Жори сделал презрительный жест.
— Ну, для того, что там происходит, она годится!.. К тому же сейчас я возвращаюсь с Западного вокзала, куда я кое-кого провожал, и вот, проходя мимо, надумал воспользоваться случаем… Специально-то я не стал бы себя утруждать.
Все эти объяснения он давал с весьма смущенным видом. Но его порочность прорвалась в признании, которого, несмотря на свою обычную лживость, он не сумел удержать.
— Представь себе, уж если на то пошло, я нахожу, что она необычайна… Не красавица, конечно, но чаровница!
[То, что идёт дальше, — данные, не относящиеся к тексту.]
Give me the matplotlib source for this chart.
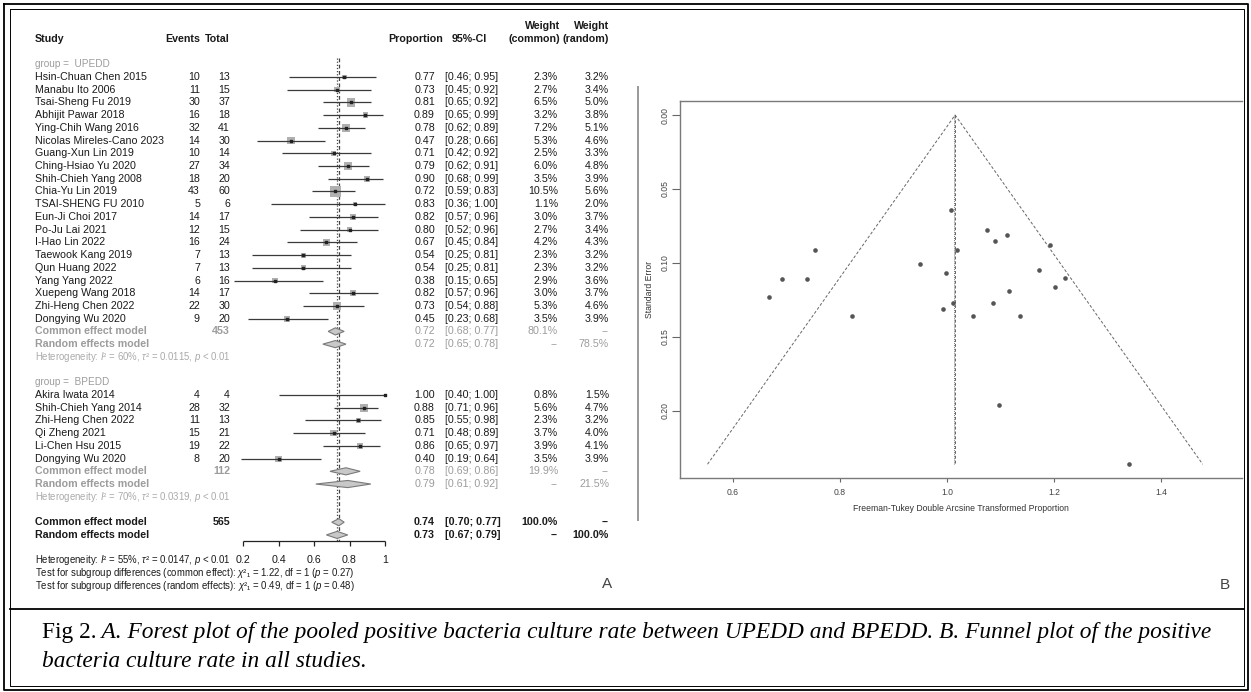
import matplotlib
matplotlib.use("Agg")
import matplotlib.pyplot as plt
import matplotlib.transforms as mtransforms

plt.rcParams['font.family'] = ['Liberation Sans', 'DejaVu Sans']
plt.rcParams['mathtext.fontset'] = 'custom'
plt.rcParams['mathtext.rm'] = 'Liberation Sans'
plt.rcParams['mathtext.it'] = 'Liberation Sans:italic'

# ---- forest plot data (panel A) ----
upedd_study = ["Hsin-Chuan Chen 2015", "Manabu Ito 2006", "Tsai-Sheng Fu 2019",
               "Abhijit Pawar 2018", "Ying-Chih Wang 2016", "Nicolas Mireles-Cano 2023",
               "Guang-Xun Lin 2019", "Ching-Hsiao Yu 2020", "Shih-Chieh Yang 2008",
               "Chia-Yu Lin 2019", "TSAI-SHENG FU 2010", "Eun-Ji Choi 2017",
               "Po-Ju Lai 2021", "I-Hao Lin 2022", "Taewook Kang 2019", "Qun Huang 2022",
               "Yang Yang 2022", "Xuepeng Wang 2018", "Zhi-Heng Chen 2022", "Dongying Wu 2020"]
upedd_events = [10, 11, 30, 16, 32, 14, 10, 27, 18, 43, 5, 14, 12, 16, 7, 7, 6, 14, 22, 9]
upedd_total = [13, 15, 37, 18, 41, 30, 14, 34, 20, 60, 6, 17, 15, 24, 13, 13, 16, 17, 30, 20]
upedd_prop = [0.77, 0.73, 0.81, 0.89, 0.78, 0.47, 0.71, 0.79, 0.90, 0.72,
              0.83, 0.82, 0.80, 0.67, 0.54, 0.54, 0.38, 0.82, 0.73, 0.45]
upedd_lower = [0.46, 0.45, 0.65, 0.65, 0.62, 0.28, 0.42, 0.62, 0.68, 0.59,
               0.36, 0.57, 0.52, 0.45, 0.25, 0.25, 0.15, 0.57, 0.54, 0.23]
upedd_upper = [0.95, 0.92, 0.92, 0.99, 0.89, 0.66, 0.92, 0.91, 0.99, 0.83,
               1.00, 0.96, 0.96, 0.84, 0.81, 0.81, 0.65, 0.96, 0.88, 0.68]
upedd_w_common = [2.3, 2.7, 6.5, 3.2, 7.2, 5.3, 2.5, 6.0, 3.5, 10.5,
                  1.1, 3.0, 2.7, 4.2, 2.3, 2.3, 2.9, 3.0, 5.3, 3.5]
upedd_w_random = [3.2, 3.4, 5.0, 3.8, 5.1, 4.6, 3.3, 4.8, 3.9, 5.6,
                  2.0, 3.7, 3.4, 4.3, 3.2, 3.2, 3.6, 3.7, 4.6, 3.9]

bpedd_study = ["Akira Iwata 2014", "Shih-Chieh Yang 2014", "Zhi-Heng Chen 2022",
               "Qi Zheng 2021", "Li-Chen Hsu 2015", "Dongying Wu 2020"]
bpedd_events = [4, 28, 11, 15, 19, 8]
bpedd_total = [4, 32, 13, 21, 22, 20]
bpedd_prop = [1.00, 0.88, 0.85, 0.71, 0.86, 0.40]
bpedd_lower = [0.40, 0.71, 0.55, 0.48, 0.65, 0.19]
bpedd_upper = [1.00, 0.96, 0.98, 0.89, 0.97, 0.64]
bpedd_w_common = [0.8, 5.6, 2.3, 3.7, 3.9, 3.5]
bpedd_w_random = [1.5, 4.7, 3.2, 4.0, 4.1, 3.9]

# pooled estimates: (estimate, lower, upper)
upedd_common = (0.72, 0.68, 0.77)
upedd_random = (0.72, 0.65, 0.78)
bpedd_common = (0.78, 0.69, 0.86)
bpedd_random = (0.79, 0.61, 0.92)
overall_common = (0.74, 0.70, 0.77)
overall_random = (0.73, 0.67, 0.79)
upedd_n, bpedd_n, overall_n = 453, 112, 565

forest_ticks = [0.2, 0.4, 0.6, 0.8, 1.0]
forest_ticklabels = ["0.2", "0.4", "0.6", "0.8", "1"]

# ---- funnel plot data (panel B) ----
ft_value = [1.007, 1.075, 1.112, 1.090, 1.193, 1.019, 0.950, 0.998, 1.172, 1.221,
            1.202, 1.116, 1.011, 1.086, 0.993, 1.049, 1.136, 0.753, 0.692, 0.738,
            0.667, 0.822, 1.097, 1.340]
ft_se = [0.064, 0.078, 0.081, 0.085, 0.088, 0.091, 0.101, 0.107, 0.105, 0.110,
         0.116, 0.119, 0.127, 0.127, 0.131, 0.136, 0.136, 0.091, 0.111, 0.111,
         0.123, 0.136, 0.196, 0.236]
ft_pooled = 1.015
ft_se_max = 0.236
funnel_xticks = [0.6, 0.8, 1.0, 1.2, 1.4]
funnel_yticks = [0.00, 0.05, 0.10, 0.15, 0.20]

W, H = 1251, 692
fig = plt.figure(figsize=(W / 100, H / 100), dpi=100)

# background axes in pixel units for frames and free text
bg = fig.add_axes([0, 0, 1, 1])
bg.set_xlim(0, W)
bg.set_ylim(H, 0)
bg.axis('off')

# forest axes: x in proportion units, y in row units
ROW0, ROWH = 77, 12.72
axf = fig.add_axes([243 / W, 0, (385 - 243) / W, 1])
axf.set_xlim(0.2, 1.0)
axf.set_ylim((H - ROW0) / ROWH, -ROW0 / ROWH)
axf.axis('off')
tr = mtransforms.blended_transform_factory(bg.transData, axf.transData)

FS = 7.7
SMALL = 6.9
GRAY = '#9c9c9c'
BLACK = '#1a1a1a'

# column x positions (pixels)
X_NAME, X_EV, X_TOT, X_PROP, X_CI, X_WC, X_WR = 35, 200, 230, 435, 445, 558, 609


def row_text(k, cells, color=BLACK, weight='normal', fs=FS):
    name, ev, tot, prop, ci, wc, wr = cells
    kw = dict(transform=tr, va='center', color=color, fontsize=fs, fontweight=weight)
    bg.text(X_NAME, k, name, ha='left', **kw)
    bg.text(X_EV, k, ev, ha='right', **kw)
    bg.text(X_TOT, k, tot, ha='right', **kw)
    bg.text(X_PROP, k, prop, ha='right', **kw)
    bg.text(X_CI, k, ci, ha='left', **kw)
    bg.text(X_WC, k, wc, ha='right', **kw)
    bg.text(X_WR, k, wr, ha='right', **kw)


def ci_str(lo, hi):
    return f"[{lo:.2f}; {hi:.2f}]"


def draw_studies(k0, names, ev, tot, prop, lo, hi, wc, wr):
    ks = [k0 + i for i in range(len(names))]
    axf.scatter(prop, ks, s=[5.5 * w for w in wc], marker='s', color='#b0b0b0',
                linewidths=0, zorder=2, clip_on=False)
    axf.hlines(ks, lo, hi, color='#3a3a3a', lw=0.9, zorder=3, clip_on=False)
    axf.scatter(prop, ks, s=2.5, marker='s', color='#222222', zorder=4, clip_on=False)
    for i, k in enumerate(ks):
        row_text(k, (names[i], str(ev[i]), str(tot[i]), f"{prop[i]:.2f}",
                     ci_str(lo[i], hi[i]), f"{wc[i]:.1f}%", f"{wr[i]:.1f}%"))


def diamond(k, est, h=0.28):
    e, lo, hi = est
    axf.fill([lo, e, hi, e], [k, k - h, k, k + h], facecolor='#c8c8c8',
             edgecolor='#7a7a7a', lw=0.8, zorder=3, clip_on=False)


# headers
hdr = dict(transform=tr, va='center', fontsize=FS, fontweight='bold', color=BLACK)
bg.text(X_NAME, -3, "Study", ha='left', **hdr)
bg.text(X_EV, -3, "Events", ha='right', **hdr)
bg.text(X_TOT, -3, "Total", ha='right', **hdr)
bg.text(443, -3, "Proportion", ha='right', **hdr)
bg.text(487, -3, "95%-CI", ha='right', **hdr)
bg.text(560, -4, "Weight", ha='right', **hdr)
bg.text(560, -3, "(common)", ha='right', **hdr)
bg.text(X_WR, -4, "Weight", ha='right', **hdr)
bg.text(X_WR, -3, "(random)", ha='right', **hdr)

# UPEDD subgroup
bg.text(X_NAME, -1, "group =  UPEDD", transform=tr, va='center', fontsize=7.2, color=GRAY)
draw_studies(0, upedd_study, upedd_events, upedd_total, upedd_prop,
             upedd_lower, upedd_upper, upedd_w_common, upedd_w_random)
diamond(20, upedd_common)
diamond(21, upedd_random)
row_text(20, ("Common effect model", "", str(upedd_n), "", "", "", ""), GRAY, 'bold')
row_text(21, ("Random effects model", "", "", "", "", "", ""), GRAY, 'bold')
row_text(20, ("", "", "", f"{upedd_common[0]:.2f}", ci_str(*upedd_common[1:]), "80.1%", "--"), GRAY)
row_text(21, ("", "", "", f"{upedd_random[0]:.2f}", ci_str(*upedd_random[1:]), "--", "78.5%"), GRAY)
bg.text(X_NAME, 22, r"Heterogeneity: $I$² = 60%, $\tau$² = 0.0115, $p$ < 0.01",
        transform=tr, va='center', fontsize=SMALL, color='#aaaaaa')

# BPEDD subgroup
bg.text(X_NAME, 24, "group =  BPEDD", transform=tr, va='center', fontsize=7.2, color=GRAY)
draw_studies(25, bpedd_study, bpedd_events, bpedd_total, bpedd_prop,
             bpedd_lower, bpedd_upper, bpedd_w_common, bpedd_w_random)
diamond(31, bpedd_common)
diamond(32, bpedd_random)
row_text(31, ("Common effect model", "", str(bpedd_n), "", "", "", ""), GRAY, 'bold')
row_text(32, ("Random effects model", "", "", "", "", "", ""), GRAY, 'bold')
row_text(31, ("", "", "", f"{bpedd_common[0]:.2f}", ci_str(*bpedd_common[1:]), "19.9%", "--"), GRAY)
row_text(32, ("", "", "", f"{bpedd_random[0]:.2f}", ci_str(*bpedd_random[1:]), "--", "21.5%"), GRAY)
bg.text(X_NAME, 33, r"Heterogeneity: $I$² = 70%, $\tau$² = 0.0319, $p$ < 0.01",
        transform=tr, va='center', fontsize=SMALL, color='#aaaaaa')

# overall
diamond(35, overall_common)
diamond(36, overall_random)
row_text(35, ("Common effect model", "", str(overall_n), f"{overall_common[0]:.2f}",
              ci_str(*overall_common[1:]), "100.0%", "--"), BLACK, 'bold')
row_text(36, ("Random effects model", "", "", f"{overall_random[0]:.2f}",
              ci_str(*overall_random[1:]), "--", "100.0%"), BLACK, 'bold')

# reference lines
K_AXIS = (541 - ROW0) / ROWH
axf.vlines(overall_common[0], -1.5, K_AXIS, color='#444444', lw=0.9,
           linestyles=(0, (3, 2)), zorder=1, clip_on=False)
axf.vlines(overall_random[0], -1.5, K_AXIS, color='#444444', lw=0.9,
           linestyles=(0, (1, 1.5)), zorder=1, clip_on=False)

# forest x axis
axf.hlines(K_AXIS, forest_ticks[0], forest_ticks[-1], color='#222222', lw=0.9, clip_on=False)
axf.vlines(forest_ticks, K_AXIS, K_AXIS + 0.4, color='#222222', lw=0.9, clip_on=False)
for t, lab in zip(forest_ticks, forest_ticklabels):
    axf.text(t, 38, lab, ha='center', va='center', fontsize=FS, color=BLACK, clip_on=False)

bg.text(X_NAME, 38, r"Heterogeneity: $I$² = 55%, $\tau$² = 0.0147, $p$ < 0.01",
        transform=tr, va='center', fontsize=SMALL, color=BLACK)
bg.text(X_NAME, 39, r"Test for subgroup differences (common effect): $\chi$²₁ = 1.22, df = 1 ($p$ = 0.27)",
        transform=tr, va='center', fontsize=SMALL, color=BLACK)
bg.text(X_NAME, 40, r"Test for subgroup differences (random effects): $\chi$²₁ = 0.49, df = 1 ($p$ = 0.48)",
        transform=tr, va='center', fontsize=SMALL, color=BLACK)

# ---- funnel plot ----
axb = fig.add_axes([680 / W, 1 - 478 / H, (1242 - 680) / W, (478 - 101) / H])
axb.set_xlim(0.501, 1.551)
axb.set_ylim(0.2453, -0.0095)
axb.plot([ft_pooled - 1.96 * ft_se_max, ft_pooled, ft_pooled + 1.96 * ft_se_max],
         [ft_se_max, 0, ft_se_max], color='#666666', lw=0.7, ls=(0, (3, 2)))
axb.vlines(ft_pooled, 0, ft_se_max, color='#666666', lw=0.7, linestyles=(0, (3, 2)))
axb.vlines(ft_pooled - 0.003, 0, ft_se_max, color='#777777', lw=0.7, linestyles=(0, (1, 1)))
axb.scatter(ft_value, ft_se, s=11, color='#555555', linewidths=0, zorder=3)
axb.set_xticks(funnel_xticks)
axb.set_xticklabels([f"{v:.1f}" for v in funnel_xticks])
axb.set_yticks(funnel_yticks)
axb.set_yticklabels([f"{v:.2f}" for v in funnel_yticks], rotation=90, va='center')
axb.tick_params(axis='x', length=3, width=0.8, color='#666666', labelsize=6.2,
                labelcolor='#444444', pad=4)
axb.tick_params(axis='y', length=5.5, width=0.8, color='#666666', labelsize=6.2,
                labelcolor='#444444', pad=2)
for side in ['left', 'top', 'bottom']:
    axb.spines[side].set_color('#7a7a7a')
    axb.spines[side].set_linewidth(1.0)
axb.spines['right'].set_visible(False)
axb.set_xlabel("Freeman-Tukey Double Arcsine Transformed Proportion",
               fontsize=6.2, color='#333333', labelpad=5)
axb.set_ylabel("Standard Error", fontsize=6.2, color='#333333', labelpad=5)

# ---- frames, panel letters and caption ----
bg.plot([638, 638], [87, 520], color='#999999', lw=1.4)
bg.text(607, 584, "A", fontsize=11, color='#444444', ha='center', va='center')
bg.text(1225, 585, "B", fontsize=11, color='#444444', ha='center', va='center')
bg.plot([4, 1248, 1248, 4, 4], [4, 4, 690, 690, 4], color='black', lw=1.3)
bg.plot([9.5, 1244, 1244, 9.5, 9.5], [9, 9, 686, 686, 9], color='black', lw=0.7)
bg.plot([9.5, 1244], [609, 609], color='black', lw=1.3)

CAP = dict(fontfamily=['Liberation Serif', 'DejaVu Serif'], fontsize=16.8, color='black')
t1 = bg.text(42, 638, "Fig 2.", va='baseline', ha='left', **CAP)
bg.annotate(" A. Forest plot of the pooled positive bacteria culture rate between UPEDD and BPEDD. B. Funnel plot of the positive",
            xy=(1, 0), xycoords=t1, va='bottom', ha='left', fontstyle='italic', **CAP)
bg.text(42, 667, "bacteria culture rate in all studies.", va='baseline', ha='left',
        fontstyle='italic', **CAP)

fig.savefig("out.png", dpi=100)
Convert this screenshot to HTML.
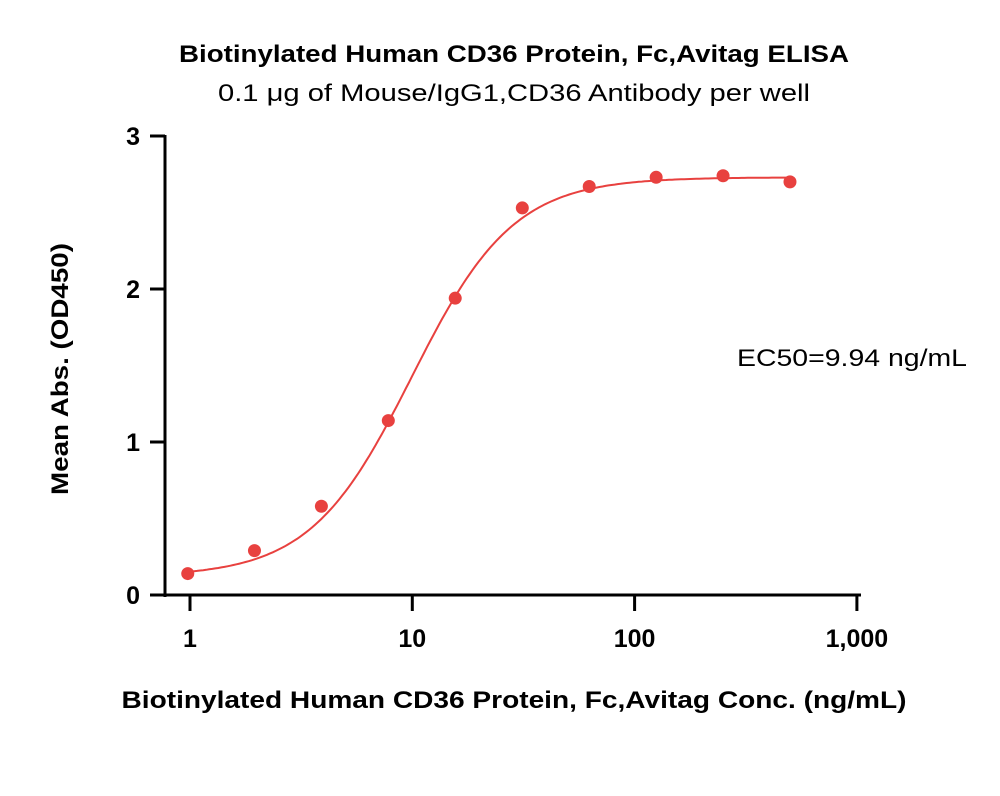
<!DOCTYPE html>
<html><head><meta charset="utf-8"><style>
body{margin:0;background:#fff;}
svg text{font-family:"Liberation Sans",sans-serif;}
</style></head><body>
<svg width="1000" height="791" viewBox="0 0 1000 791">
<text x="514" y="62" text-anchor="middle" font-size="24" font-weight="bold" textLength="670" lengthAdjust="spacingAndGlyphs">Biotinylated Human CD36 Protein, Fc,Avitag ELISA</text>
<text x="514" y="101" text-anchor="middle" font-size="24" textLength="592" lengthAdjust="spacingAndGlyphs">0.1 μg of Mouse/IgG1,CD36 Antibody per well</text>
<g id="axes"></g>
<g id="marks"></g>
<text x="852" y="366" text-anchor="middle" font-size="24" textLength="230" lengthAdjust="spacingAndGlyphs">EC50=9.94 ng/mL</text>
<text x="514" y="708" text-anchor="middle" font-size="24" font-weight="bold" textLength="785" lengthAdjust="spacingAndGlyphs">Biotinylated Human CD36 Protein, Fc,Avitag Conc. (ng/mL)</text>
<text transform="translate(68,369) rotate(-90)" text-anchor="middle" font-size="24" font-weight="bold" textLength="252" lengthAdjust="spacingAndGlyphs">Mean Abs. (OD450)</text>
</svg>
<script>
const conc=[0.977,1.95,3.9,7.8,15.6,31.25,62.5,125,250,500];
const od=[0.14,0.29,0.58,1.14,1.94,2.53,2.67,2.73,2.74,2.70];
const xTicks=[1,10,100,1000];
const xTickLabels=["1","10","100","1,000"];
const yTicks=[0,1,2,3];
const fitBottom=0.12, fitTop=2.73, fitEC50=9.94, fitHill=1.9;
const NS="http://www.w3.org/2000/svg";
function X(v){return 190+(Math.log10(v))*222.3;}
function Y(v){return 595-v*153;}
function mk(p,t,a){const e=document.createElementNS(NS,t);for(const k in a)e.setAttribute(k,a[k]);p.appendChild(e);return e;}
const ax=document.getElementById('axes'),mg=document.getElementById('marks');
let l=mk(ax,'line',{x1:165,y1:Y(3)-1,x2:165,y2:597,stroke:'#000','stroke-width':3});

l=mk(ax,'line',{x1:163,y1:595,x2:861,y2:595,stroke:'#000','stroke-width':3});

xTicks.forEach((t,i)=>{
 const tk=mk(ax,'line',{x1:X(t),y1:596,x2:X(t),y2:611,stroke:'#000','stroke-width':3});
 
 const tx=mk(ax,'text',{x:X(t),y:647,'text-anchor':'middle','font-size':25,'font-weight':'bold'});
 tx.textContent=xTickLabels[i];
 
});
yTicks.forEach(t=>{
 const tk=mk(ax,'line',{x1:150,y1:Y(t),x2:165,y2:Y(t),stroke:'#000','stroke-width':3});
 
 const tx=mk(ax,'text',{x:140,y:Y(t)+9,'text-anchor':'end','font-size':25,'font-weight':'bold'});
 tx.textContent=String(t);
 
});
let d='';
for(let i=0;i<=200;i++){const lv=Math.log10(0.95)+i/200*(Math.log10(500)-Math.log10(0.95));const v=Math.pow(10,lv);
 const y=fitBottom+(fitTop-fitBottom)/(1+Math.pow(fitEC50/v,fitHill));d+=(i?'L':'M')+X(v).toFixed(1)+','+Y(y).toFixed(1);}
const c=mk(mg,'path',{d:d,fill:'none',stroke:'#e8413f','stroke-width':2});

conc.forEach((v,i)=>{const p=mk(mg,'circle',{cx:X(v),cy:Y(od[i]),r:6.5,fill:'#e8413f'});
 });
</script>
</body></html>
Одна из тех женщин, с которыми не церемонятся, но ради которых совершают непозволительные глупости. — И только тут он выразил удивление, что Клод в Париже; узнав же, что тот вернулся совсем, он сразу предложил: — Слушай, идем со мной, мы позавтракаем у Ирмы.
Смущенный художник отказался под предлогом, что он не одет соответствующим образом.
— Ну и что же с того? Тем лучше, так забавнее, ей это очень нравится… Я думаю, что ты запал ей на сердце, она постоянно вспоминает о тебе… Не будь дураком, она меня ждет сегодня утром и примет нас по-царски.
Он уже не выпускал его руки, и, болтая, они поднимались вверх, к церкви св. Магдалины. Обычно Жори умалчивал о своих любовных похождениях, подобно тому как пьяницы помалкивают о вине, но в это утро его прорвало; он издевался над самим собой, выкладывал всяческие истории. Уже давно он порвал с кафешантанной певичкой, вывезенной им из родного города, той самой, которая вцеплялась ему когда-то когтями в лицо. Теперь вереницы женщин сменяли одна другую, связи у него были самые странные и неожиданные: кухарка из буржуазного дома, где он обедал; законная жена полицейского, для встреч с которой он должен был подкарауливать дежурства ее мужа; молоденькая служащая зубного врача, работа которой состояла в том, что за шестьдесят франков в месяц она должна была перед каждым новым клиентом, дабы внушить ему доверие к наркозу, делать вид, будто засыпает, потом просыпается; и многие, многие другие женщины неопределенных занятий, подцепленные им в кабаках; порядочные женщины, ищущие приключений; прачки, приносившие ему белье; служанки, убиравшие его комнату; все, кто изъявлял согласие, — вся улица с ее случайностями и неожиданностями, все то, что предлагает себя, и все то, на что посягают обманом; тут все перемешалось: красивые, уродливые, молодые, старухи — без выбора; он приносил в жертву качество ради количества, лишь бы удовлетворить свою неуемную чувственность. Жори не мог вернуться домой один, отвращение к одинокой холодной постели гнало его на охоту за женщиной, и он околачивался на улице до того часа, когда выходят на добычу преступники, и возвращался к себе только тогда, когда ему удавалось подцепить хоть какую-нибудь, а так как он был близорук, не обходилось без смешных недоразумений: он рассказал, как, проснувшись однажды утром, увидел рядом с собой на подушке голову жалкой шестидесятилетней старухи, — ее седые волосы он впопыхах принял за белокурые.
А вообще-то он был чрезвычайно доволен жизнью, дела его подвигались. Скаред отец вновь перестал высылать ему деньги и проклял его за скандальное поведение, но теперь Жори на это наплевать: своей журналистикой, подвизаясь в качестве хроникера и художественного критика, он зарабатывает семь, а то и восемь тысяч франков. Отошли в область предания те времена, когда он пописывал в «Тамбуре» статейки за двадцать франков; теперь он ловчился и сотрудничал одновременно в двух хорошо расходившихся газетах; жуир и циник, он жаждал успеха, обуржуазился и не гнушался выносить приговоры. В силу своей наследственной скупости он каждый месяц помещал деньги в различные спекуляции, которые одному ему были известны; пороки его стоили ему недорого, он ограничивался чашкой шоколада, да и то только для тех женщин, которые особенно ему угождали.
Приятели пришли на улицу Москвы. Клод спросил:
— Так, значит, ты содержишь Ирму Беко?
— Я! — в негодовании закричал Жори. — Думай, что говоришь, старина, да она одной квартирной платы вносит двадцать тысяч франков и собирается построить особняк, который обойдется в пятьсот тысяч… Нет, нет, я всего лишь завтракаю и иногда обедаю у нее.
— Но ты спишь с ней?
Тот расхохотался, не отвечая на вопрос.
— Дурачина! Спят всегда… Входи, мы пришли, входи же скорее.